- The Washington Times - Monday, July 22, 2002

Norv Turner's training camps were too easy. Marty Schottenheimer's were too hard. Steve Spurrier wants one that is just right.
The new coach of the Washington Redskins plans to take an intermediate approach when his team opens training camp tomorrow at Dickinson College in Carlisle, Pa.
Spurrier won't put alarms on dormitory doors or refuse players a meal if they arrive 30 seconds late to breakfast, as Schottenheimer did last year. He will, however, use Schottenheimer's hated "Oklahoma Drill" and practice twice daily more often than Turner drilled his teams. But, he plans fewer full contact drills than Schottenheimer.
Tough love or tender loving care? Spurrier, in his first NFL season, must make a quick adjustment from dealing with teen-agers on scholarship to dealing with professionals if the Redskins are to reach the playoffs for only the second time in a decade.

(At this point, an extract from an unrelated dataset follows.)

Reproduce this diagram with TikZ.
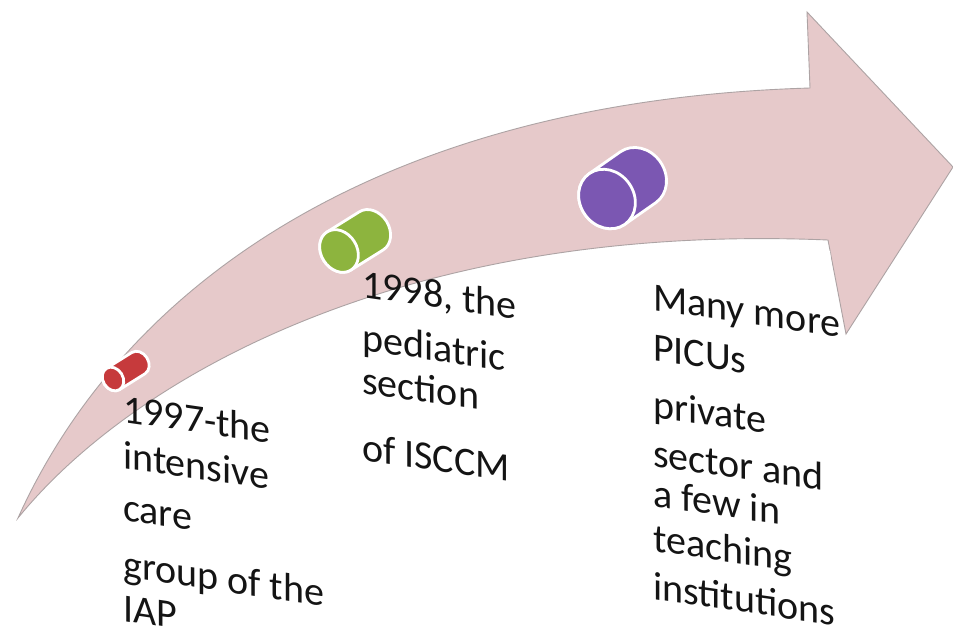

Spurrier often plays the country lawyer role, saying he's just a "ball coach." However, those close to him say he will increase the intensity from the slow offseason pace when he returns from vacation today. How high the intensity goes remains to be seen.
Schottenheimer's camp was like a gulag and Turner's were considered too easy. The end results were the same: The Redskins finished 8-8 in each coach's final season with the team, and much of the blame was put on the style of the preseason training camp.

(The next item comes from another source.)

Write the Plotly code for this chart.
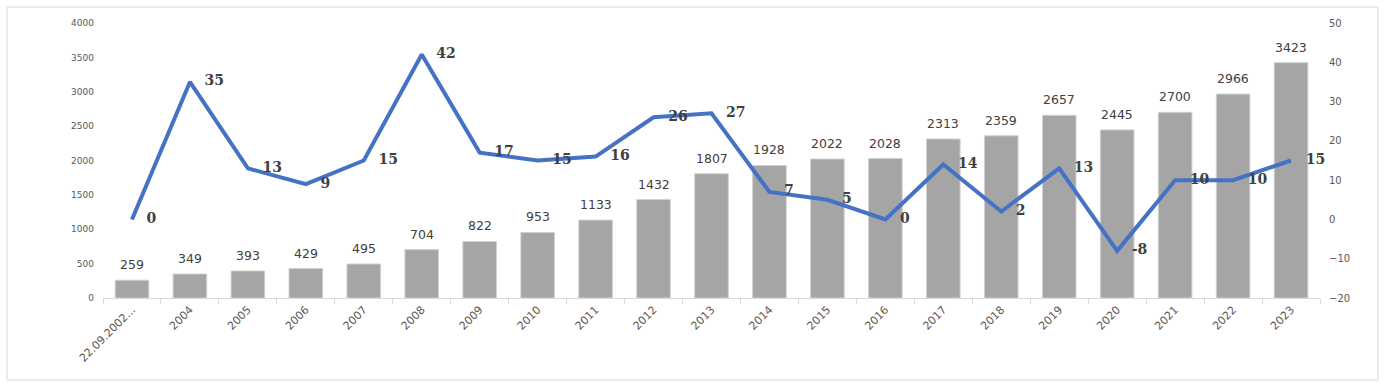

Spurrier hopes for a third way, a camp that gets his team in shape and toughens it, but doesn't wear out his players. The preseason mantra: Preparation without pounding.
There is plenty of preparation to do and plenty of questions to be resolved as the Redskins enter camp. The quarterback competition is the biggest question and it will be settled over the five preseason games which begin Aug.3 in Japan.
The biggest questions, however, surround Spurrier himself.
The iconic University of Florida coach stunned the Gators faithful when he abruptly resigned in January and eventually signed a blockbuster $25million contract with the Redskins that made him the highest-paid coach in the NFL. The Redskins return enough defense and special teams from last season's squad to contend, but Spurrier's renowned offensive touch will be tested with a unit that at times ranked as the worst in the NFL last year.
"The biggest offseason acquisition has been coach Spurrier," said Joe Mendes, vice president of football operations. "Since then, we quietly made our mark in the player area."
The Redskins quietly spent their limited offseason budget on defense, picking up free agent standouts such as linebackers Jeremiah Trotter and Jessie Armstead and end Renaldo Wynn. There were losses as well. Defensive end Marco Coleman and kick returner Michael Bates were salary cap casualties. Unrestricted free agents such as tight end Stephen Alexander, center Cory Raymer and defensive tackle Kenard Lang signed with other teams.
The Redskins hope their young players will mature quickly.
"You're never satisfied and never achieve all your goals. It's a constant work," Mendes said. "We're happy some of the things we hit. There's still others that need to be addressed, but you can't manufacture a solution."
For the second straight year, at least 30 new players are expected to be on the roster at the start of the regular season. The Redskins' 10-player draft didn't produce even one starter, but it did bolster the team's depth. The Redskins may become the sleeper choice for an NFC wild-card slot if Spurrier's offensive scheme can get results from a quarterback unit that includes one part-time starter and three who didn't throw a pass in the league last year.
The quarterback competition will take nearly the entire preseason to resolve, and it still might not produce a firm starter. Spurrier was known for switching quarterbacks in the "Fun 'n' Gun" system that produced Danny Wuerffel and Shane Matthews who are now competing for the Redskins job. Sage Rosenfels, who as a rookie did not play last year, is the only carryover quarterback. However, Rosenfels likely will be cut unless he somehow manages to land the job as the starter because first-round pick Patrick Ramsey is considered the quarterback of the future. Ramsey's late offseason progress may give him a chance to start this season.
That's the only starting job officially available, but there are several positions at which the starter may change. The interior line, with two new guards and a new center, is a patchwork for the third straight season.
David Loverne, acquired in a draft-day trade with the New York Jets, gets first shot at the starter's job at left guard. Rod Jones must convert from center to right guard. Safeties Sam Shade and David Terrell each has a loose grip on his starting spot. Cornerback Darrell Green, in his final season, could be eclipsed by rookie Rashad Bauman at nickel back. The Redskins will look for successors to aging defensive end Bruce Smith and running back Stephen Davis, if Davis' contract isn't reworked for 2003.
Spurrier isn't using his first season as a setup to 2003, though. The impatience of owner Dan Snyder, who fired three coaches in 13 months, doesn't permit long-term planning. Spurrier believes the Redskins can win the NFC East. He'll soon know whether it's a reasonable expectation or a summertime romance.